Same with the writing of this book

I realized today that I have been neglecting other things in my life this 2nd (millionth) time with him.  My sleep schedule has been off.  No exercise.  Bad diet.  Worn.  And very emotional.

All like when we were having our crazy relationship over these last three years.

Now I’m given my 2nd (millionth) opportunity to be with him (even if it is now just through writing, although I do think there will be more to this story that unfolds…

and I’m going to do it different.

I am going to re-write my wrongs (as I see them, but of course things worked out perfectly because it healed me of relationship patterns and brought me into a space of enlightenment)

I am going to do this new relationship with him (this book… are you following, I know it’s a bit “weird”) in a balanced manner.  In a healthy way.

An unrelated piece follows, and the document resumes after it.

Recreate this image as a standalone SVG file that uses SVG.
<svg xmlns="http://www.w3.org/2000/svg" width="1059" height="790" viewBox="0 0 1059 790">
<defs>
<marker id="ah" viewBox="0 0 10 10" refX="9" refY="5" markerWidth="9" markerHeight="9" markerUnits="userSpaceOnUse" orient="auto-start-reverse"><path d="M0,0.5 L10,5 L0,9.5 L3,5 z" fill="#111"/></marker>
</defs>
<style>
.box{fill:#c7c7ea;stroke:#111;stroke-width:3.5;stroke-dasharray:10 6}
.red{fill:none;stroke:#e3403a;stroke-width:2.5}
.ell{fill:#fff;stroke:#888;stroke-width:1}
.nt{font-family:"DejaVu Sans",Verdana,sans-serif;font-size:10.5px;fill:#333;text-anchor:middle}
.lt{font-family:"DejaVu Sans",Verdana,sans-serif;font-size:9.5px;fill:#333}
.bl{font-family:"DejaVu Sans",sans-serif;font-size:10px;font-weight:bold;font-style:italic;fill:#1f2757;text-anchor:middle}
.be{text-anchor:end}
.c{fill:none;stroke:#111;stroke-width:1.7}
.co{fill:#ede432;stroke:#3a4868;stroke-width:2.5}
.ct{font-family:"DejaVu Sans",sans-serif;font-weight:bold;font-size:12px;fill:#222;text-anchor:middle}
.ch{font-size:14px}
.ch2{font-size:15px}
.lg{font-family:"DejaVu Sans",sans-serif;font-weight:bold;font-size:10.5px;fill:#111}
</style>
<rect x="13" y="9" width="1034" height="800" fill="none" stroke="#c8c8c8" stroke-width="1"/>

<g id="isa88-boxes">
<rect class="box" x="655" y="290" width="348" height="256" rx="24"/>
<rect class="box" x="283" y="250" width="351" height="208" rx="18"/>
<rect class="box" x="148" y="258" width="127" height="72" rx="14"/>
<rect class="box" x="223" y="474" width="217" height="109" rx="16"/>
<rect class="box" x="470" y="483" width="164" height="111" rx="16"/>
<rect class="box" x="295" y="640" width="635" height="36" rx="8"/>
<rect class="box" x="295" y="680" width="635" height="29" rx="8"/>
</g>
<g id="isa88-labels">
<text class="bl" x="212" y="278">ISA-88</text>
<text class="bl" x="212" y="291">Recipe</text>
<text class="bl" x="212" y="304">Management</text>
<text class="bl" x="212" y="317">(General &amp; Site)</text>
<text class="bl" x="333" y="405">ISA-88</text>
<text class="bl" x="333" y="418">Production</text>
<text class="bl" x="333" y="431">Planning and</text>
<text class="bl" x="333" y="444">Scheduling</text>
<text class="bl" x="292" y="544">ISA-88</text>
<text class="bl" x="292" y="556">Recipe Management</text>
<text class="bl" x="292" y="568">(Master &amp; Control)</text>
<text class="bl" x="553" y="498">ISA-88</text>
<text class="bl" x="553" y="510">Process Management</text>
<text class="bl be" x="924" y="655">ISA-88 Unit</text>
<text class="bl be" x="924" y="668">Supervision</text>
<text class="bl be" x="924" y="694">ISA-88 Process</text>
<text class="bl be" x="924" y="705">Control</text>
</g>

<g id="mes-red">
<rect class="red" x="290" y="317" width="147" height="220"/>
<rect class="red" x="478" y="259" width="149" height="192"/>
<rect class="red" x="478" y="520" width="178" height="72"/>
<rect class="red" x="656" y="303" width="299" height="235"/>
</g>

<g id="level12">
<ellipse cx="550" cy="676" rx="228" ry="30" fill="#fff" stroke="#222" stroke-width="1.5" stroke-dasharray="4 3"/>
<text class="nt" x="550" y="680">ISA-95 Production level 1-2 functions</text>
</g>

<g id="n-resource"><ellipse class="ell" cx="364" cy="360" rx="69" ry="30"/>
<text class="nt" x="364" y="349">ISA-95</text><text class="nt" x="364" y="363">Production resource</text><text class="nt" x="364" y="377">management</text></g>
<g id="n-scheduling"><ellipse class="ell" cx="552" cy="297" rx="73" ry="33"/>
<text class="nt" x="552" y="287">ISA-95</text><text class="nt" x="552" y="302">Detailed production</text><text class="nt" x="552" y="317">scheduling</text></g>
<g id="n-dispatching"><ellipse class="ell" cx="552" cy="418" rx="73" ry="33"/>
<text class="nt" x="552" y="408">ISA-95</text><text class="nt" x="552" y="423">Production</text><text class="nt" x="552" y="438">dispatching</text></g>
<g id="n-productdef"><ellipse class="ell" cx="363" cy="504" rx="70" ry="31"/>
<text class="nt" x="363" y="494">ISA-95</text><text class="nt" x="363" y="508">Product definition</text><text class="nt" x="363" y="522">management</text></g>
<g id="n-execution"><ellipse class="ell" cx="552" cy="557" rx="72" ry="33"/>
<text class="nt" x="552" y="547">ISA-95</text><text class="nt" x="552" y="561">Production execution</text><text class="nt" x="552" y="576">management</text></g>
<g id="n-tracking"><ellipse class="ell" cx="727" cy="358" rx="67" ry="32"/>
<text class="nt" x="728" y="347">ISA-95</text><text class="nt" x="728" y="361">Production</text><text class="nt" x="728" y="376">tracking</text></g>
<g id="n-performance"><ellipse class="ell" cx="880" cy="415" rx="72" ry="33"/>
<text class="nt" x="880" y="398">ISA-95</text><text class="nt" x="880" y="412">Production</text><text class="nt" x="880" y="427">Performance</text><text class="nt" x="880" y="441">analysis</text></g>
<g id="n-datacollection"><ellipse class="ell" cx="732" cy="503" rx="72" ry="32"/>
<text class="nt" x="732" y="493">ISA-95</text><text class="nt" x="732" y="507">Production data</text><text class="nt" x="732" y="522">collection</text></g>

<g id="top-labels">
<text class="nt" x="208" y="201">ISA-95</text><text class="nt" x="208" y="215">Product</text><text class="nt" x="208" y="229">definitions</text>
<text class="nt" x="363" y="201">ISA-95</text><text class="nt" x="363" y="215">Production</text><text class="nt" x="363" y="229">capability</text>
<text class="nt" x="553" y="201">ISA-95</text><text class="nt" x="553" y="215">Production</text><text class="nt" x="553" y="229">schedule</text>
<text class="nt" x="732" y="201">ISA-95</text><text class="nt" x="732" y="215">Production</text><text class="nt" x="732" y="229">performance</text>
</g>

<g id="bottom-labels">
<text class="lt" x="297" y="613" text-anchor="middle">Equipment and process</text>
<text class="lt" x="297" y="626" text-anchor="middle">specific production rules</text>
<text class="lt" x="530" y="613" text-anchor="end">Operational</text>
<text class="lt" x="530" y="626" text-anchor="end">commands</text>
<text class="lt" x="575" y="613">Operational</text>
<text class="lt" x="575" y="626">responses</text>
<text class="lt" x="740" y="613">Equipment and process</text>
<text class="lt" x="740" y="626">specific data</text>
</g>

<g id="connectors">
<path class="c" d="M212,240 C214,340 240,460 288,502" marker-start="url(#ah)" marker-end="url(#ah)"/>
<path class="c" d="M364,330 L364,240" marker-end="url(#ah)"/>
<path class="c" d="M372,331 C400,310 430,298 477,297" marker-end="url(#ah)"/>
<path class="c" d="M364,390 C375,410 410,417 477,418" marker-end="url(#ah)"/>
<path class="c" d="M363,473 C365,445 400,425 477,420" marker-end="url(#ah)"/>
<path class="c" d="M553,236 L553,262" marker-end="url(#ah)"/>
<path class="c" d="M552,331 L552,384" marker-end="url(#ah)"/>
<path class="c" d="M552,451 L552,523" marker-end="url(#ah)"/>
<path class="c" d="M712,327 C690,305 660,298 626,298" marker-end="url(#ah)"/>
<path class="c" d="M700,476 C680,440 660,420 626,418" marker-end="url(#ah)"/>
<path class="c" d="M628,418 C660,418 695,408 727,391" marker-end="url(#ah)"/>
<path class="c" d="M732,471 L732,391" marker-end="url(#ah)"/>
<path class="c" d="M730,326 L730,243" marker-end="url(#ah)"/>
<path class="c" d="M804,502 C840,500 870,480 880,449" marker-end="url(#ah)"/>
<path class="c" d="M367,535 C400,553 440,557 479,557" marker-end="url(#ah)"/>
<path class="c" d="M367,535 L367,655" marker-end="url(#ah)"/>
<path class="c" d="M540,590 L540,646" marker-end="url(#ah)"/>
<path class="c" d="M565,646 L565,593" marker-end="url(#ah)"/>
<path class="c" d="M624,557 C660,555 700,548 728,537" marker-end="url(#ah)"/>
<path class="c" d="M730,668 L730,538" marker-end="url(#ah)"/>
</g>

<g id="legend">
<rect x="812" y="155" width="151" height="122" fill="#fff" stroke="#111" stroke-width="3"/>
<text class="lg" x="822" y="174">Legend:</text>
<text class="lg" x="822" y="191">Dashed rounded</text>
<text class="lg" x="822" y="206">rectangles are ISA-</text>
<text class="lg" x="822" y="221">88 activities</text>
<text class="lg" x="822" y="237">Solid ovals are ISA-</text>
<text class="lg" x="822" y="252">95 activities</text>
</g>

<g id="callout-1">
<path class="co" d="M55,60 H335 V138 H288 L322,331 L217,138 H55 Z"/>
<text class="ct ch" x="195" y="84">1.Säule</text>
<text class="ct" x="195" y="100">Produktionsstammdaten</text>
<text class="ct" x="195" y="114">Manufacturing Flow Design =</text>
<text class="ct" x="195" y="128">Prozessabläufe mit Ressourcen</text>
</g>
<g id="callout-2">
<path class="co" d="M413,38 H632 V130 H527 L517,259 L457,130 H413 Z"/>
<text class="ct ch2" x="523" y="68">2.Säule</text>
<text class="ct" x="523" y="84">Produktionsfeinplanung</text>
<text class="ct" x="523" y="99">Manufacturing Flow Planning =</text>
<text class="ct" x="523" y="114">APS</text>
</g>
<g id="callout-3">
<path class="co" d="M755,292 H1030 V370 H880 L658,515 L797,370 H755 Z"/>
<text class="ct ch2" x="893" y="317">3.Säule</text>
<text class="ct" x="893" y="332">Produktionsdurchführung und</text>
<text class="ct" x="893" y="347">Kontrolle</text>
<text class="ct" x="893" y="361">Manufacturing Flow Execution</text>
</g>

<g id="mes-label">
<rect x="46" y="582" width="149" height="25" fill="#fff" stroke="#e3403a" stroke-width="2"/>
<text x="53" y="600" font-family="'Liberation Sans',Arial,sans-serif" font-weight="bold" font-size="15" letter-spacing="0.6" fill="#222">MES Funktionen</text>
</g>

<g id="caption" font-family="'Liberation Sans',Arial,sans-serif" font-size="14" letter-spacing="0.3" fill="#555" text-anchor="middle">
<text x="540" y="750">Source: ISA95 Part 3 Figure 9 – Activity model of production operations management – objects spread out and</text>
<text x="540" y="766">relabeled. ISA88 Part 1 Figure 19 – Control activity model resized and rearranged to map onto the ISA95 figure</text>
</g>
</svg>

I’ll have a relationship with him in a way that he doesn’t dominate my life – demand all of my attention – suck me of life force, like he did when we were together.

How very interesting.

Wow, what a wild and crazy time we’re living in.  So freakin’ amazing and magical.

— I also want to say that Magic has been throwing up once a day since I started writing this book (I’m pretty sure that’s when it happened) – and I can’t help but think that’s related to the too extreme of emotions I’ve been feeling.

That needs to be handled.. with me

— I have been having nonstop England / British signs the last 4 or so days.  Uncanny.

Again, something more than meets the eye is going on.

— You change one thing / person in the relationship… and the relationship changes.